“Als toezichthouder zorg ik ervoor dat het maaien goed verloopt, zowel buiten als financieel. Ik werk nauw samen met de mensen op de machines, want zij voeren het maaiwerk uit. In het begin ben ik vaak aanwezig om aanwijzingen te geven over wat moet blijven staan en wat niet. Na een paar duidelijke instructies weten ze meestal wat belangrijk is voor ons. Bij twijfel kunnen ze me altijd bellen.

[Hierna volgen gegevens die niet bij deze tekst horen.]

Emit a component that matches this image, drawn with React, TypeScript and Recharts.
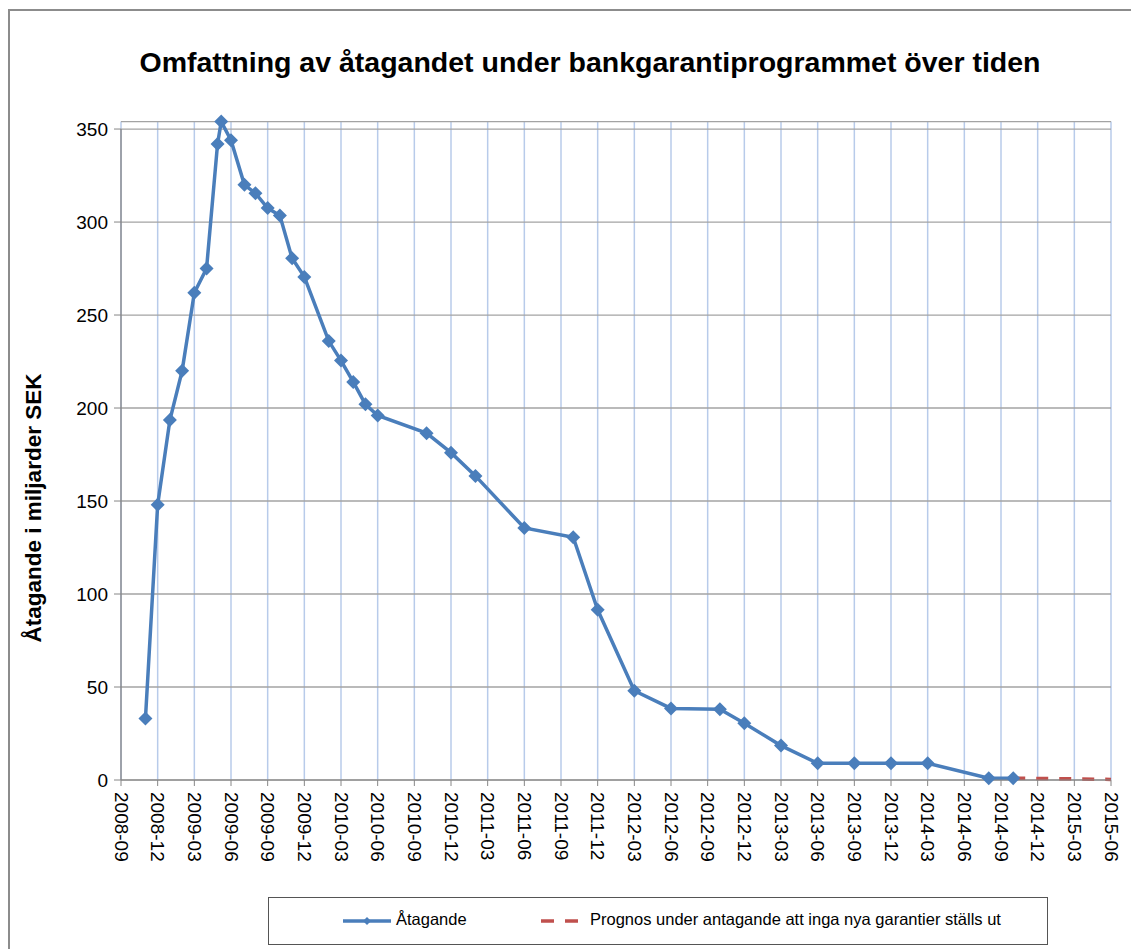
import React from 'react'
import {
  LineChart,
  Line,
  XAxis,
  YAxis,
  CartesianGrid,
  ReferenceLine
} from 'recharts'

// keep the page from getting scrollbars (frame runs to the window edge)
if (typeof document !== 'undefined') {
  document.documentElement.style.overflow = 'hidden'
}

// months counted from 2008-09
const atagandeMonths = [
  2, 3, 4, 5, 6, 7, 7.9, 8.2, 9, 10.1, 11, 12, 13, 14, 15, 17, 18, 19, 20, 21,
  25, 27, 29, 33, 37, 39, 42, 45, 49, 51, 54, 57, 60, 63, 66, 71, 73
]
const atagandeValues = [
  33, 148, 193.5, 220, 262, 275, 342, 354, 344, 320, 315.5, 307.5, 303.5,
  280.5, 270.5, 236, 225.5, 214, 202, 196, 186.5, 176, 163.5, 135.5, 130.5,
  91.5, 48, 38.5, 38, 30.5, 18.5, 9, 9, 9, 9, 1, 1
]

const prognosMonths = [73, 75, 78, 81]
const prognosValues = [1, 0.8, 0.6, 0.3]

const tickLabels = [
  '2008-09', '2008-12', '2009-03', '2009-06', '2009-09', '2009-12',
  '2010-03', '2010-06', '2010-09', '2010-12', '2011-03', '2011-06',
  '2011-09', '2011-12', '2012-03', '2012-06', '2012-09', '2012-12',
  '2013-03', '2013-06', '2013-09', '2013-12', '2014-03', '2014-06',
  '2014-09', '2014-12', '2015-03', '2015-06'
]
const yTicks = [0, 50, 100, 150, 200, 250, 300, 350]

const BLUE = '#4a7ebb'
const RED = '#c0504d'
const FONT = '"Liberation Sans", Arial, sans-serif'

const atagandeData = atagandeMonths.map((m, i) => ({ m, v: atagandeValues[i] }))
const prognosData = prognosMonths.map((m, i) => ({ m, v: prognosValues[i] }))
const xTicks = tickLabels.map((_, i) => i * 3)

const Diamond = (props: any) => {
  const { cx, cy } = props
  if (cx == null || cy == null) return null
  const r = 7
  return (
    <polygon
      points={`${cx},${cy - r} ${cx + r},${cy} ${cx},${cy + r} ${cx - r},${cy}`}
      fill={BLUE}
    />
  )
}

const XTick = (props: any) => {
  const { x, y, payload } = props
  const ty = y + 4
  return (
    <text
      x={x}
      y={ty}
      transform={`rotate(90, ${x}, ${ty})`}
      textAnchor="start"
      dominantBaseline="central"
      fontSize={19}
      fontFamily={FONT}
      fill="#000"
    >
      {tickLabels[Math.round(payload.value / 3)]}
    </text>
  )
}

const YLabel = () => (
  <text
    x={25}
    y={500}
    transform="rotate(-90, 25, 500)"
    textAnchor="middle"
    dominantBaseline="central"
    fontSize={22.5}
    fontWeight="bold"
    fontFamily={FONT}
    fill="#000"
  >
    Åtagande i miljarder SEK
  </text>
)

const App = () => {
  return (
    <div style={{ position: 'relative', width: 1131, height: 941, fontFamily: FONT }}>
      {/* outer frame, only left and top edges are visible */}
      <div
        style={{
          position: 'absolute',
          left: 0,
          top: 1,
          width: 1131,
          height: 940,
          borderLeft: '2px solid #8c8c8c',
          borderTop: '2px solid #8c8c8c',
          boxSizing: 'border-box'
        }}
      />
      <div
        style={{
          position: 'absolute',
          left: 82,
          top: 37,
          width: 1000,
          textAlign: 'center',
          fontSize: 28.5,
          fontWeight: 'bold',
          lineHeight: '34px',
          whiteSpace: 'nowrap'
        }}
      >
        Omfattning av åtagandet under bankgarantiprogrammet över tiden
      </div>
      <div style={{ position: 'absolute', left: 0, top: 0 }}>
        <LineChart
          width={1131}
          height={870}
          margin={{ top: 113.6, right: 28, bottom: 8, left: 53 }}
        >
          <CartesianGrid horizontal={false} stroke="#b8cbea" strokeWidth={1.5} />
          <CartesianGrid vertical={false} stroke="#a3a3a3" strokeWidth={1.3} />
          <XAxis
            type="number"
            dataKey="m"
            domain={[0, 81]}
            ticks={xTicks}
            interval={0}
            height={90}
            stroke="#868686"
            tickSize={6}
            tick={<XTick />}
          />
          <YAxis
            type="number"
            domain={[0, 354]}
            ticks={yTicks}
            width={60}
            axisLine={false}
            tickSize={7}
            tickMargin={6}
            tickLine={{ stroke: '#868686' }}
            tick={{ fontSize: 19, fill: '#000', fontFamily: FONT }}
            label={{ content: () => <YLabel /> }}
          />
          <ReferenceLine
            segment={[{ x: 0, y: 0 }, { x: 0, y: 350 }]}
            stroke="#868686"
            strokeWidth={1.3}
          />
          <Line
            data={prognosData}
            dataKey="v"
            stroke={RED}
            strokeWidth={3.5}
            strokeDasharray="12 11"
            dot={false}
            isAnimationActive={false}
          />
          <Line
            data={atagandeData}
            dataKey="v"
            stroke={BLUE}
            strokeWidth={3.5}
            dot={<Diamond />}
            activeDot={false}
            isAnimationActive={false}
          />
        </LineChart>
      </div>
      {/* legend */}
      <div
        style={{
          position: 'absolute',
          left: 260,
          top: 889,
          width: 780,
          height: 48,
          border: '1px solid #555',
          boxSizing: 'border-box',
          fontSize: 16.5,
          color: '#000'
        }}
      >
        <svg
          width={60}
          height={16}
          style={{ position: 'absolute', left: 72, top: 15 }}
        >
          <line x1={2} y1={8} x2={50} y2={8} stroke={BLUE} strokeWidth={3.5} />
          <polygon points="26,4 30,8 26,12 22,8" fill={BLUE} />
        </svg>
        <span style={{ position: 'absolute', left: 127, top: 12 }}>Åtagande</span>
        <svg
          width={40}
          height={16}
          style={{ position: 'absolute', left: 272, top: 15 }}
        >
          <line
            x1={0}
            y1={8}
            x2={38}
            y2={8}
            stroke={RED}
            strokeWidth={3.5}
            strokeDasharray="13 11"
          />
        </svg>
        <span style={{ position: 'absolute', left: 321, top: 12 }}>
          Prognos under antagande att inga nya garantier ställs ut
        </span>
      </div>
    </div>
  )
}

export default App
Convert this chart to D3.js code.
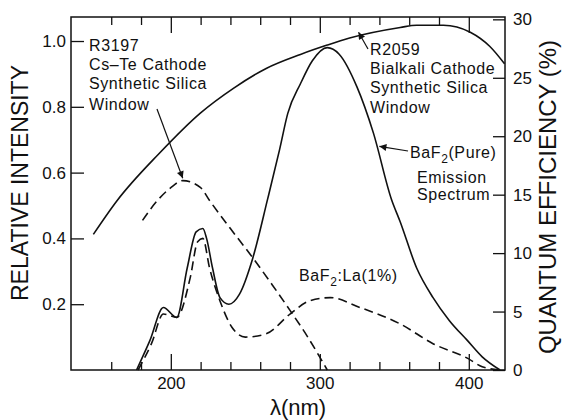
<!DOCTYPE html>
<html>
<head>
<meta charset="utf-8">
<script src="https://cdn.jsdelivr.net/npm/d3@7"></script>
<style>
    body { margin: 0; background: #fff; }
    text { font-family: "Liberation Sans", Arial, Helvetica, sans-serif; fill: #111; }
    .frame { fill: none; stroke: #111; stroke-width: 1.5; }
    .tick line { stroke: #111; stroke-width: 1.3; }
    .curve { fill: none; stroke: #111; stroke-width: 1.6; }
    .dashed { stroke-dasharray: 9,5; }
    .arrow { stroke: #111; stroke-width: 1.2; fill: none; }
    .note { font-size: 16px; letter-spacing: 0.6px; }
</style>
</head>
<body>
<script>
//R2059 bialkali cathode QE (right axis, %)
var r2059Nm = [148, 164, 192, 220, 242, 264, 287, 305, 320, 354, 365, 383, 401, 414, 424];
var r2059QE = [11.6, 14.5, 18.5, 22.0, 24.1, 25.8, 27.0, 27.8, 28.4, 29.3, 29.5, 29.5, 28.9, 27.7, 26.2];

//R3197 Cs-Te cathode QE (right axis, %)
var r3197Nm = [181, 191, 200, 208, 220, 226, 240, 255, 268, 280, 292, 300, 305];
var r3197QE = [12.8, 14.5, 15.6, 16.2, 15.6, 14.5, 12.1, 9.6, 7.3, 5.1, 2.8, 1.1, 0];

//BaF2 (pure) emission spectrum (left axis)
var pureNm = [177, 186, 195, 204, 211, 217, 221.5, 224, 228, 233, 239, 246, 255, 265, 273, 278.5, 287, 295, 305, 313, 325, 336, 348, 354, 365, 376, 387, 399, 409, 421];
var pureInt = [0, 0.09, 0.19, 0.16, 0.31, 0.42, 0.43, 0.40, 0.31, 0.22, 0.20, 0.23, 0.34, 0.52, 0.67, 0.78, 0.87, 0.94, 0.98, 0.96, 0.86, 0.72, 0.52, 0.45, 0.31, 0.22, 0.15, 0.09, 0.04, 0];

//BaF2:La(1%) emission spectrum (left axis)
var laNm = [178, 187, 195, 204, 213, 218, 221.5, 226, 233, 241, 250, 264, 280, 293, 307, 327, 354, 376, 399, 409, 421];
var laInt = [0, 0.08, 0.17, 0.16, 0.28, 0.39, 0.40, 0.31, 0.21, 0.13, 0.10, 0.11, 0.17, 0.21, 0.22, 0.19, 0.14, 0.08, 0.036, 0.01, 0];

//tick values
var xMinor = [160, 180, 220, 240, 260, 280, 320, 340, 360, 380];
var xMajor = [200, 300, 400];
var leftTicks = [0.2, 0.4, 0.6, 0.8, 1.0];
var rightTicks = [0, 5, 10, 15, 20, 25, 30];

window.onload = drawChart();

function drawChart(){

    var width = 563,
        height = 420;

    var svg = d3.select("body")
        .append("svg")
        .attr("width", width)
        .attr("height", height);

    //plot frame edges
    var left = 71, right = 505, top = 17, bottom = 370;

    var x = d3.scaleLinear().domain([133, 424.3]).range([left, right]);
    var yL = d3.scaleLinear().domain([0, 1.073]).range([bottom, top]);
    var yR = d3.scaleLinear().domain([0, 30.2]).range([bottom, top]);

    //arrow head
    svg.append("defs").append("marker")
        .attr("id", "head")
        .attr("viewBox", "0 0 10 10")
        .attr("refX", 10)
        .attr("refY", 5)
        .attr("markerWidth", 9)
        .attr("markerHeight", 7)
        .attr("markerUnits", "userSpaceOnUse")
        .attr("orient", "auto")
        .append("path")
        .attr("d", "M0,0 L10,5 L0,10 Z")
        .attr("fill", "#111");

    //bottom axis, minor and major ticks pointing inward
    svg.append("g")
        .attr("transform", "translate(0," + bottom + ")")
        .call(d3.axisBottom(x).tickValues(xMinor).tickSize(-8).tickFormat(""));
    svg.append("g")
        .attr("transform", "translate(0," + bottom + ")")
        .call(d3.axisBottom(x).tickValues(xMajor).tickSize(-16).tickPadding(7));

    //top axis, ticks only
    svg.append("g")
        .attr("transform", "translate(0," + top + ")")
        .call(d3.axisTop(x).tickValues(xMinor).tickSize(-8).tickFormat(""));
    svg.append("g")
        .attr("transform", "translate(0," + top + ")")
        .call(d3.axisTop(x).tickValues(xMajor).tickSize(-16).tickFormat(""));

    //left axis
    svg.append("g")
        .attr("transform", "translate(" + left + ",0)")
        .call(d3.axisLeft(yL).tickValues(leftTicks).tickSize(-13).tickPadding(5).tickFormat(d3.format(".1f")));

    //right axis
    svg.append("g")
        .attr("transform", "translate(" + right + ",0)")
        .call(d3.axisRight(yR).tickValues(rightTicks).tickSize(-12).tickPadding(8));

    svg.selectAll(".domain").remove();
    svg.selectAll(".tick text").style("font-size", "17px").style("font-family", "Liberation Sans, Arial, sans-serif");

    svg.append("rect")
        .attr("class", "frame")
        .attr("x", left)
        .attr("y", top)
        .attr("width", right - left)
        .attr("height", bottom - top);

    //line generators
    var lineR = d3.line()
        .x(function(d){ return x(d[0]); })
        .y(function(d){ return yR(d[1]); })
        .curve(d3.curveMonotoneX);
    var lineL = d3.line()
        .x(function(d){ return x(d[0]); })
        .y(function(d){ return yL(d[1]); })
        .curve(d3.curveMonotoneX);

    svg.append("path")
        .datum(d3.zip(r2059Nm, r2059QE))
        .attr("class", "curve")
        .attr("d", lineR);
    svg.append("path")
        .datum(d3.zip(r3197Nm, r3197QE))
        .attr("class", "curve dashed")
        .attr("d", lineR);
    svg.append("path")
        .datum(d3.zip(pureNm, pureInt))
        .attr("class", "curve")
        .attr("d", lineL);
    svg.append("path")
        .datum(d3.zip(laNm, laInt))
        .attr("class", "curve dashed")
        .attr("d", lineL);

    //axis titles
    svg.append("text")
        .attr("transform", "translate(28,183) rotate(-90)")
        .attr("text-anchor", "middle")
        .style("font-size", "23px")
        .text("RELATIVE INTENSITY");
    svg.append("text")
        .attr("transform", "translate(556,197) rotate(-90)")
        .attr("text-anchor", "middle")
        .style("font-size", "24px")
        .text("QUANTUM EFFICIENCY (%)");
    svg.append("text")
        .attr("x", 298)
        .attr("y", 415)
        .attr("text-anchor", "middle")
        .style("font-size", "22px")
        .text("λ(nm)");

    //annotation blocks
    function block(lines, x0, ys){
        lines.forEach(function(t, i){
            svg.append("text")
                .attr("class", "note")
                .attr("x", x0)
                .attr("y", ys[i])
                .text(t);
        });
    }
    block(["R3197", "Cs–Te Cathode", "Synthetic Silica", "Window"], 89, [51, 70, 89, 110]);
    block(["R2059", "Bialkali Cathode", "Synthetic Silica", "Window"], 370, [55, 74, 93, 113]);
    block(["Emission", "Spectrum"], 417, [183, 200]);

    //labels with subscript 2
    function baf(x0, y0, rest){
        var t = svg.append("text")
            .attr("class", "note")
            .attr("x", x0)
            .attr("y", y0);
        t.append("tspan").text("BaF");
        t.append("tspan").attr("dy", 5).style("font-size", "12px").text("2");
        t.append("tspan").attr("dy", -5).text(rest);
    }
    baf(410, 158, "(Pure)");
    baf(299, 281, ":La(1%)");

    //arrows pointing at curves (tips in data units)
    function arrow(x1, y1, tipNm, tipY){
        svg.append("line")
            .attr("class", "arrow")
            .attr("x1", x1)
            .attr("y1", y1)
            .attr("x2", x(tipNm))
            .attr("y2", tipY)
            .attr("marker-end", "url(#head)");
    }
    arrow(157, 109, 208, yR(16.4));
    arrow(368, 49, 326, yR(28.9));
    arrow(408, 151, 340, yL(0.68));
};
</script>
</body>
</html>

We maaien op verschillende momenten en met verschillende frequenties, variërend van één tot vier keer per jaar. Het weer speelt een rol, maar ik kijk vooral naar de draagkracht van de bodem. Als de bodem te nat is, maaien we later om te voorkomen dat er sporen in de grond komen die slecht zijn voor de plantengroei.
De bermen langs de in- en uitvalswegen staan nu prachtig in bloei met veel verschillende soorten bloemen. Maar ook daar moet worden gemaaid. Het is mooi als bermen divers en in bloei zijn, maar we willen ook allemaal veilig van A naar B. Daarom staat veiligheid voorop. Ik beoordeel zelf of kruispunten en oversteekplaatsen veilig en overzichtelijk zijn. We proberen veiligheid te waarborgen en tegelijkertijd de biodiversiteit te vergroten.
Het talud is een belangrijk onderdeel van onze bermen. We werken hier steeds meer gefaseerd, vaak in combinatie met slootonderhoud. Bij het hekkelwerk laten we tegenwoordig her en der begroeiing staan. Dit is belangrijk voor de biodiversiteit, vooral de overgang tussen talud en water, de zogenaamde ‘snor’. Hier willen we dit jaar grote stappen maken. Door niet alles te schonen, ontstaat er een groter leefgebied voor zowel planten als dieren.”
Marinus’ aanpak laat zien hoe veiligheid en natuurbeheer samen kunnen gaan, waardoor de bermen niet alleen veilig, maar ook rijk aan biodiversiteit zijn.